Pope: Free expression has limits

Nicole Winfield
Associated Press

Aboard The Papal Plane – — Pope Francis said Thursday there are limits to freedom of speech, especially when it insults or ridicules someone’s faith.

Francis spoke about the Paris terror attacks while en route to the Philippines, defending free speech as not only a fundamental human right but a duty to speak one’s mind for the sake of the common good.

But he said there were limits.

By way of example, he referred to Alberto Gasparri, who organizes papal trips and was standing by his side aboard the papal plane.

“If my good friend Dr. Gasparri says a curse word against my mother, he can expect a punch,” Francis said half-jokingly, throwing a mock punch his way. “It’s normal. You cannot provoke. You cannot insult the faith of others. You cannot make fun of the faith of others.”

His pretend punch aside, Francis by no means said the violent attack on Charlie Hebdo was justified. Quite the opposite: He said such horrific violence in God’s name couldn’t be justified and was an “aberration.”

But he added a reaction of some sort was to be expected.

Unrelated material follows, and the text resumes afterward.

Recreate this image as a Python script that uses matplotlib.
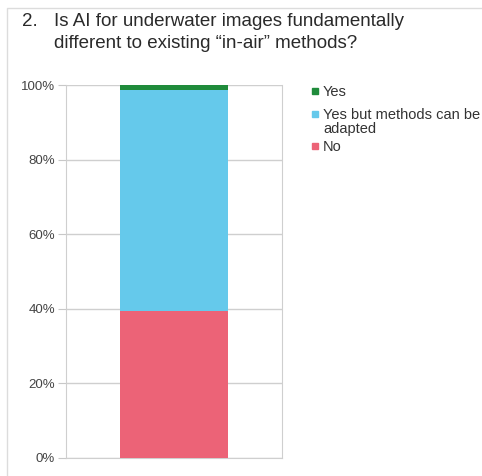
import matplotlib
matplotlib.use("Agg")
import matplotlib.pyplot as plt
from matplotlib.patches import Rectangle

plt.rcParams['font.family'] = ['Liberation Sans', 'DejaVu Sans']

categories = ["No", "Yes but methods can be\nadapted", "Yes"]
values = [39.5, 59.2, 1.3]
colors = ["#ec6377", "#65c9eb", "#1f8b3b"]
yticks = [0, 20, 40, 60, 80, 100]
ytick_labels = ["0%", "20%", "40%", "60%", "80%", "100%"]

W, H = 482, 476
fig = plt.figure(figsize=(W / 100, H / 100), dpi=100)

# light frame around the slide area
fig.add_artist(Rectangle((7 / W, -0.01), 1.0, 1 - 8 / H + 0.01, transform=fig.transFigure,
                         fill=False, edgecolor="#dcdcdc", linewidth=1.0))

fig.text(22 / W, 1 - 22 / H, "2.", fontsize=13.5, color="#2a2a2a", va="center")
fig.text(54 / W, 1 - 22 / H, "Is AI for underwater images fundamentally",
         fontsize=13.5, color="#2a2a2a", va="center")
fig.text(54 / W, 1 - 44 / H, "different to existing \u201cin-air\u201d methods?",
         fontsize=13.5, color="#2a2a2a", va="center")

ax = fig.add_axes([66 / W, 18 / H, 216 / W, 373 / H])
bottom = 0
for cat, v, c in zip(categories, values, colors):
    ax.bar(0, v, width=0.5, bottom=bottom, color=c, label=cat, zorder=3)
    bottom += v

ax.set_xlim(-0.5, 0.5)
ax.set_ylim(0, 100)
ax.set_xticks([])
ax.set_yticks(yticks)
ax.set_yticklabels(ytick_labels)
ax.tick_params(axis="y", length=6, color="#c8c8c8", labelsize=9.5, labelcolor="#444444", pad=2)
ax.grid(axis="y", color="#cfcfcf", linewidth=1.0, zorder=0)
for s in ["left", "right", "bottom"]:
    ax.spines[s].set_color("#cfcfcf")
ax.spines["top"].set_visible(False)

# legend drawn by hand: top series first, square aligned with first text line
leg_y = [91, 114, 146]
for cat, c, y in zip(categories[::-1], colors[::-1], leg_y):
    fig.add_artist(Rectangle((312 / W, 1 - (y + 3) / H), 6 / W, 6 / H,
                             transform=fig.transFigure, color=c))
    fig.text(323 / W, 1 - (y - 6) / H, cat, fontsize=10.5, color="#333333",
             va="top", linespacing=1.0)

fig.savefig("out.png", dpi=100)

Many people around the world have defended the right of satirical magazine Charlie Hebdo to publish inflammatory cartoons of the Prophet Muhammed in the wake of the massacre by Islamic extremists at its Paris offices and subsequent attack on a kosher supermarket.

Others, though, have noted that in virtually all societies, freedom of speech has its limits, from laws against Holocaust denial to racially motivated hate speech.